Una película de superhéroes entraña siempre la dificultad de combinar dos elementos contrarios: lo previsible y lo novedoso. El espectador quiere ver todo lo que ya ha visto multitud de veces, pero lo último que quiere es ver lo mismo. De este complicado equilibrio, de la capacidad de modificar el patrón en su justo punto depende que una entrega de la saga sea buena o sea mala. Spider-Man: Homecoming es de las buenas. Jon Watts ha utilizado con maestría unas cuantas fórmulas ganadoras para inyectar novedad a su Spider-Man.
En primer lugar, ha escogido un subgénero que le sienta muy bien a Peter Parker, el teen movies. Watts ha hecho una película de adolescentes para un superhéroe que, si nos remontamos al personaje original de Stan Lee, es precisamente lo que era, y ha optado por Tom Holland para encarnarlo, un actor veinteañero que le encaja al personaje como un guante. Instituto, fiesta de graduación, pandilla de amigos, rivalidades, primer amor, todo está presente en Spider-Man: Homecoming con el aire ochentero clásico de las teen movies, pero incorporando los tics de esta generación.
Acierta también en la clave cómica con un ritmo que se mantiene en toda la cinta sin cansar.

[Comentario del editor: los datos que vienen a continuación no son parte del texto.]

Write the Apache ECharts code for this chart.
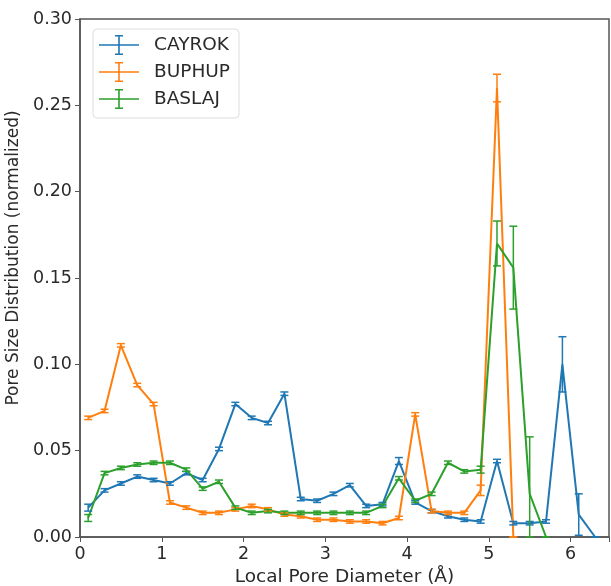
<!DOCTYPE html>
<html>
<head>
<meta charset="utf-8">
<script src="https://cdn.jsdelivr.net/npm/echarts@6/dist/echarts.min.js"></script>
<style>
  html, body { margin: 0; padding: 0; background: #fff; }
  #chart { width: 611px; height: 586px; }
</style>
</head>
<body>
<div id="chart"></div>
<script>
// pore diameter (Å) for every sample point
var diameters = [0.1, 0.3, 0.5, 0.7, 0.9, 1.1, 1.3, 1.5, 1.7, 1.9, 2.1, 2.3, 2.5, 2.7, 2.9, 3.1,
  3.3, 3.5, 3.7, 3.9, 4.1, 4.3, 4.5, 4.7, 4.9, 5.1, 5.3, 5.5, 5.7, 5.9, 6.1, 6.3];

var cayrok = [0.017, 0.027, 0.031, 0.035, 0.033, 0.031, 0.037, 0.033, 0.051, 0.077, 0.069, 0.066, 0.083, 0.022, 0.021, 0.025,
  0.030, 0.018, 0.019, 0.044, 0.020, 0.015, 0.012, 0.010, 0.009, 0.044, 0.008, 0.008, 0.009, 0.100, 0.013, 0.0];
var cayrokErr = [0.002, 0.001, 0.001, 0.001, 0.001, 0.001, 0.001, 0.001, 0.001, 0.001, 0.001, 0.001, 0.001, 0.001, 0.001, 0.001,
  0.001, 0.001, 0.001, 0.002, 0.001, 0.001, 0.001, 0.001, 0.001, 0.001, 0.001, 0.001, 0.001, 0.016, 0.012, 0.0];

var buphup = [0.069, 0.073, 0.111, 0.088, 0.077, 0.020, 0.017, 0.014, 0.014, 0.016, 0.018, 0.016, 0.013, 0.012, 0.010, 0.010,
  0.009, 0.009, 0.008, 0.011, 0.071, 0.015, 0.014, 0.014, 0.027, 0.260, 0.0];
var buphupErr = [0.001, 0.001, 0.001, 0.001, 0.001, 0.001, 0.001, 0.001, 0.001, 0.001, 0.001, 0.001, 0.001, 0.001, 0.001, 0.001,
  0.001, 0.001, 0.001, 0.001, 0.001, 0.001, 0.001, 0.001, 0.003, 0.008, 0.0];

var baslaj = [0.011, 0.037, 0.040, 0.042, 0.043, 0.043, 0.039, 0.028, 0.032, 0.017, 0.014, 0.015, 0.014, 0.014, 0.014, 0.014,
  0.014, 0.014, 0.018, 0.034, 0.021, 0.025, 0.043, 0.038, 0.039, 0.170, 0.156, 0.025, 0.0];
var baslajErr = [0.002, 0.001, 0.001, 0.001, 0.001, 0.001, 0.001, 0.001, 0.001, 0.001, 0.001, 0.001, 0.001, 0.001, 0.001, 0.001,
  0.001, 0.001, 0.001, 0.001, 0.001, 0.001, 0.001, 0.001, 0.002, 0.013, 0.024, 0.033, 0.0];

var seriesNames = ["CAYROK", "BUPHUP", "BASLAJ"];
var colors = ["#1f77b4", "#ff7f0e", "#2ca02c"];
var yTicks = [0, 0.05, 0.10, 0.15, 0.20, 0.25, 0.30];
var xTicks = [0, 1, 2, 3, 4, 5, 6];

var font = "DejaVu Sans";
var axisColor = "#555";
var textColor = "#2a2a2a";
// legend handle: horizontal line crossed by an error bar with caps
var legendIcon = "path://M0,9.2h40v1.6h-40z M19.2,0h1.6v20h-1.6z M16,0h8v1.4h-8z M16,18.6h8v1.4h-8z";

function linePoints(values) {
  return values.map(function(v, i) { return [diameters[i], v]; });
}

function errPoints(values, errs) {
  return values.map(function(v, i) {
    return [diameters[i], Math.max(0, v - errs[i]), v + errs[i]];
  });
}

function errorBarSeries(name, color, values, errs) {
  return {
    name: name,
    type: "custom",
    data: errPoints(values, errs),
    z: 3,
    renderItem: function(params, api) {
      var x = api.value(0);
      var top = api.coord([x, api.value(2)]);
      var bot = api.coord([x, api.value(1)]);
      var cap = 4;
      var style = { stroke: color, lineWidth: 1.5 };
      return {
        type: "group",
        children: [
          { type: "line", shape: { x1: top[0], y1: top[1], x2: bot[0], y2: bot[1] }, style: style },
          { type: "line", shape: { x1: top[0] - cap, y1: top[1], x2: top[0] + cap, y2: top[1] }, style: style },
          { type: "line", shape: { x1: bot[0] - cap, y1: bot[1], x2: bot[0] + cap, y2: bot[1] }, style: style }
        ]
      };
    }
  };
}

function lineSeries(name, color, values) {
  return {
    name: name,
    type: "line",
    data: linePoints(values),
    symbol: "none",
    z: 2,
    lineStyle: { color: color, width: 2 },
    itemStyle: { color: color }
  };
}

var chart = echarts.init(document.getElementById("chart"));
chart.setOption({
  animation: false,
  color: colors,
  grid: {
    left: 80, right: 2, top: 19, bottom: 49, containLabel: false,
    outerBoundsMode: "none",
    show: true, borderColor: axisColor, borderWidth: 1.5
  },
  legend: {
    orient: "vertical",
    left: 93,
    top: 29,
    padding: [6, 9, 9, 6],
    itemGap: 7,
    itemWidth: 40,
    itemHeight: 20,
    borderColor: "#ddd",
    borderWidth: 1,
    borderRadius: 4,
    backgroundColor: "#fff",
    textStyle: { fontFamily: font, fontSize: 18.5, color: textColor, padding: [0, 0, 0, 10] },
    data: seriesNames.map(function(n, i) {
      return { name: n, icon: legendIcon, itemStyle: { color: colors[i] } };
    })
  },
  xAxis: {
    type: "value",
    min: 0,
    max: 6.47,
    interval: 1,
    name: "Local Pore Diameter (Å)",
    nameLocation: "middle",
    nameGap: 27,
    nameTextStyle: { fontFamily: font, fontSize: 18.5, color: textColor },
    splitLine: { show: false },
    axisLine: { show: true, lineStyle: { color: axisColor, width: 1.5 } },
    axisTick: { show: true, length: 5, lineStyle: { color: axisColor } },
    axisLabel: {
      fontFamily: font, fontSize: 17.5, color: textColor, margin: 8,
      formatter: function(v) { return xTicks.indexOf(v) >= 0 ? String(v) : ""; }
    }
  },
  yAxis: {
    type: "value",
    min: 0,
    max: 0.30,
    interval: 0.05,
    name: "Pore Size Distribution (normalized)",
    nameLocation: "middle",
    nameRotate: 90,
    nameGap: 48,
    nameTextStyle: { fontFamily: font, fontSize: 17, color: textColor, padding: [0, 0, 0, 40] },
    splitLine: { show: false },
    axisLine: { show: true, lineStyle: { color: axisColor, width: 1.5 } },
    axisTick: { show: true, length: 5, lineStyle: { color: axisColor } },
    axisLabel: {
      fontFamily: font, fontSize: 17.5, color: textColor, margin: 8,
      formatter: function(v) { return v.toFixed(2); }
    }
  },
  series: [
    lineSeries(seriesNames[0], colors[0], cayrok),
    errorBarSeries(seriesNames[0], colors[0], cayrok, cayrokErr),
    lineSeries(seriesNames[1], colors[1], buphup),
    errorBarSeries(seriesNames[1], colors[1], buphup, buphupErr),
    lineSeries(seriesNames[2], colors[2], baslaj),
    errorBarSeries(seriesNames[2], colors[2], baslaj, baslajErr)
  ]
});
</script>
</body>
</html>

La acción no es trepidante, ni falta que hace, pero está bien traída y bien dosificada y, aunque usa, no abusa de los efectos especiales.
Es por tanto un guion sólido que además conecta en muchos momentos con las preocupaciones sociales actuales: el distanciamiento entre el ciudadano de a pie y las instituciones alejadas de los problemas de la gente, la nueva generación que no aspira a estar en los núcleos del poder sino que más bien los evita. De esta forma se consigue que el espectador empatice incluso con las motivaciones del villano de turno interpretado esta vez por Michael Keaton –con guiños claros a Birdman y a Vito Corleone–.
Los fans de la saga tienen además abundante material con el que disfrutar: la cinta está llena de referencias del universo Marvel que solo los iniciados serán capaces de distinguir.